There's room for three Delta 4 Common Booster Core rocket stages inside the Delta Mariner's main cargo hold as illustrated in this cut away view. Boeing image.

It's not the first time that rocket stages have been delivered by sea. NASA's external tank for the space shuttle has always been transported to the Kennedy Space Center by barge, as were the largest components of the Saturn 5 Moon rocket during the 1960s and 1970s.

But this is the first time that rockets destined to fly from the Cape have finally grown so large that routine water delivery to Port Canaveral has become a necessary consideration.

Christened the Delta Mariner during a Dec. 16, 1999 launch ceremony, the rocket carrying ship passed its sea trials in April 2000 and then spent some time at Foss Maritime's Gulf Caribe operation in Mobile, Ala., for outfitting and crew training.

During October 2000 the ship made its first run through the Gulf of Mexico, around the Florida peninsula, to its own wharf at Port Canaveral.

"It's a wonderfully handling boat," Lloyd Patten, the ship's master, said from the Delta Mariner's bridge after that trip. "It's very maneuverable and has got plenty of horsepower. She'll do anything that we ask of her."

Patten spent 24 years working on oil tankers, mostly making the pipeline run out of Valdez, Alaska. He had "sort of retired" from Atlantic Richfield when a phone call from a colleague sent him on path that led to becoming captain of the Delta Mariner.

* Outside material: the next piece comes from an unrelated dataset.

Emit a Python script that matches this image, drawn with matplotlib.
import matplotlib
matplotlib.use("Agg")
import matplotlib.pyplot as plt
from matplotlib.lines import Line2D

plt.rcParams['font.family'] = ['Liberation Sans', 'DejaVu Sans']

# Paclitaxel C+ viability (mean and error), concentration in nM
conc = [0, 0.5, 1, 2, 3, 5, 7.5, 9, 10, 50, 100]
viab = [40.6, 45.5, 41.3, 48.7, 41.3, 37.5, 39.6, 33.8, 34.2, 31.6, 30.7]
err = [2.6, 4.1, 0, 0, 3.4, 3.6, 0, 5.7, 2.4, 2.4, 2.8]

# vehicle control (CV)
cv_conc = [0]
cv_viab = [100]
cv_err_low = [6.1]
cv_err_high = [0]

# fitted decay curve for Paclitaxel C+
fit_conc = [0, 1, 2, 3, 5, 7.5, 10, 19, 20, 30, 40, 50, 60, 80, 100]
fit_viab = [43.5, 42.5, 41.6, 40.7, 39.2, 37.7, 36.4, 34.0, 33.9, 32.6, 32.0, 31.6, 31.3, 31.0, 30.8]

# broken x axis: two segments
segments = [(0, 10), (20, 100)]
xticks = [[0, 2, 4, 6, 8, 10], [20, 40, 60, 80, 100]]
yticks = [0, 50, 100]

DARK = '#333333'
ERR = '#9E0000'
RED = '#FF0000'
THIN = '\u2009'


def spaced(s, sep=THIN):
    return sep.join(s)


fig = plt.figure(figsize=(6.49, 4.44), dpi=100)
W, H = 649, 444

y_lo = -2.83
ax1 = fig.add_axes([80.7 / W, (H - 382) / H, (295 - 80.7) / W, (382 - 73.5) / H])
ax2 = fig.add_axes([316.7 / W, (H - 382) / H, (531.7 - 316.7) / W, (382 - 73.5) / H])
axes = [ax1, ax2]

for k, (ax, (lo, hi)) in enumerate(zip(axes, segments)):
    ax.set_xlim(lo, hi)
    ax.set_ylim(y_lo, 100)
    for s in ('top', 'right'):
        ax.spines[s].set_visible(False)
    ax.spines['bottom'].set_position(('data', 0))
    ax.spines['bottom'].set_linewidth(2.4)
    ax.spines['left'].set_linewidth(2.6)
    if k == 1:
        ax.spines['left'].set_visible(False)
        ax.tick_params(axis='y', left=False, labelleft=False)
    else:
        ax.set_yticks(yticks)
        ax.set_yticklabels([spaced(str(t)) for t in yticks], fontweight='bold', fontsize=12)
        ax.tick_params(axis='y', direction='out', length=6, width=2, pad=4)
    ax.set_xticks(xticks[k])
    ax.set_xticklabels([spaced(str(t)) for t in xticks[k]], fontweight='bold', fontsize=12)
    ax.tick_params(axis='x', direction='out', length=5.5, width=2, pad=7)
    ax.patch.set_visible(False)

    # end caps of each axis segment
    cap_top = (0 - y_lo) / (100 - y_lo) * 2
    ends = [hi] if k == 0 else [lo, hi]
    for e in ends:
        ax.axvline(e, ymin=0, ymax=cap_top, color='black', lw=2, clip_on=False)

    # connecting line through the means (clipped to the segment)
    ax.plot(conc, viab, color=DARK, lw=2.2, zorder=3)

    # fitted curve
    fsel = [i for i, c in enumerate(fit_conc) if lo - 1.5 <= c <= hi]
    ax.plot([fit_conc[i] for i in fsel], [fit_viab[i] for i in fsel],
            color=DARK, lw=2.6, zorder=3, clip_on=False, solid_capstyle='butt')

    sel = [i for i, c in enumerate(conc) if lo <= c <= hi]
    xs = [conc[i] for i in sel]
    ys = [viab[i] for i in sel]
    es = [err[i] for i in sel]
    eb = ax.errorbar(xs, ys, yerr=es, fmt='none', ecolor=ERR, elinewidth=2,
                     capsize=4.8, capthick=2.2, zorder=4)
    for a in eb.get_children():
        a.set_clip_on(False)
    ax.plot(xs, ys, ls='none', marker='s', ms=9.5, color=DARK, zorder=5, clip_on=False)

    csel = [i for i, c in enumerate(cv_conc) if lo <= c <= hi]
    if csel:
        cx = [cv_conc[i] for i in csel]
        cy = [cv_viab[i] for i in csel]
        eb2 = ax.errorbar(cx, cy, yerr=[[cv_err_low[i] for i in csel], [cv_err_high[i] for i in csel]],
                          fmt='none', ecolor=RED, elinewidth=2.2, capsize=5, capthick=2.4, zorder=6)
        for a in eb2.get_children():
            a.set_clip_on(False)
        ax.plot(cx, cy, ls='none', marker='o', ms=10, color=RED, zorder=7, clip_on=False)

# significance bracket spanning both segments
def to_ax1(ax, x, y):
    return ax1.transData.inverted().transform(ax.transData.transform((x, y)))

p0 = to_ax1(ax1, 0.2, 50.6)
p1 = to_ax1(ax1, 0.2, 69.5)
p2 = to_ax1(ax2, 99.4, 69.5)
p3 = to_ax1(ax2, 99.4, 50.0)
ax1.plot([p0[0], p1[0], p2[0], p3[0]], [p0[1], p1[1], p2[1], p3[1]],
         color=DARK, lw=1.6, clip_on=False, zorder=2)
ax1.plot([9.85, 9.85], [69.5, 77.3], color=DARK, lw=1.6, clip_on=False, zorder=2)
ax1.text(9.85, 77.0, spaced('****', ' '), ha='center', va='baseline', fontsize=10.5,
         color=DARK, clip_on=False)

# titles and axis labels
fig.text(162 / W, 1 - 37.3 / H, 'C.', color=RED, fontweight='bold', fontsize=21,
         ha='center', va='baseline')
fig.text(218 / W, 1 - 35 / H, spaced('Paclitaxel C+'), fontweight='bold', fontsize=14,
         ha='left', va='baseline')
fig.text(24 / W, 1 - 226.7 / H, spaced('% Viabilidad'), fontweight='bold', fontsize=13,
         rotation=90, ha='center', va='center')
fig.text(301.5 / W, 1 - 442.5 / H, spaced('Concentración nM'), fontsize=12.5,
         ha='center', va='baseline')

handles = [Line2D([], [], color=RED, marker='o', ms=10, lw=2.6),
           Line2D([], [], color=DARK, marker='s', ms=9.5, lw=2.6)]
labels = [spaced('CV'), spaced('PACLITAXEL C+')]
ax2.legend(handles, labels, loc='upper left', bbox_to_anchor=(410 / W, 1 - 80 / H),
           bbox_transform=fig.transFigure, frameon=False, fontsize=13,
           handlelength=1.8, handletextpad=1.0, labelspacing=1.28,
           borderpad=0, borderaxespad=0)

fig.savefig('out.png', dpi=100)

"This was very refreshing to come down here and get off tankers that are pretty much standard, and come down to a state-of-the-art vessel and all of this modern stuff," Patten said.

Now the seasoned mariner with no previous interest in space is working with rocket scientists who know little about the sea. Together they are writing a whole new set of rules about how to deliver futuristic launch vehicles using one of the oldest forms of human transportation.

"They're trying to learn about the vessel and how its going to work, and where it can go and can't go, and we're interested in the rockets," Patten said. "It's been interesting to see how it's all going to coordinate."

So far everything seems to be going well.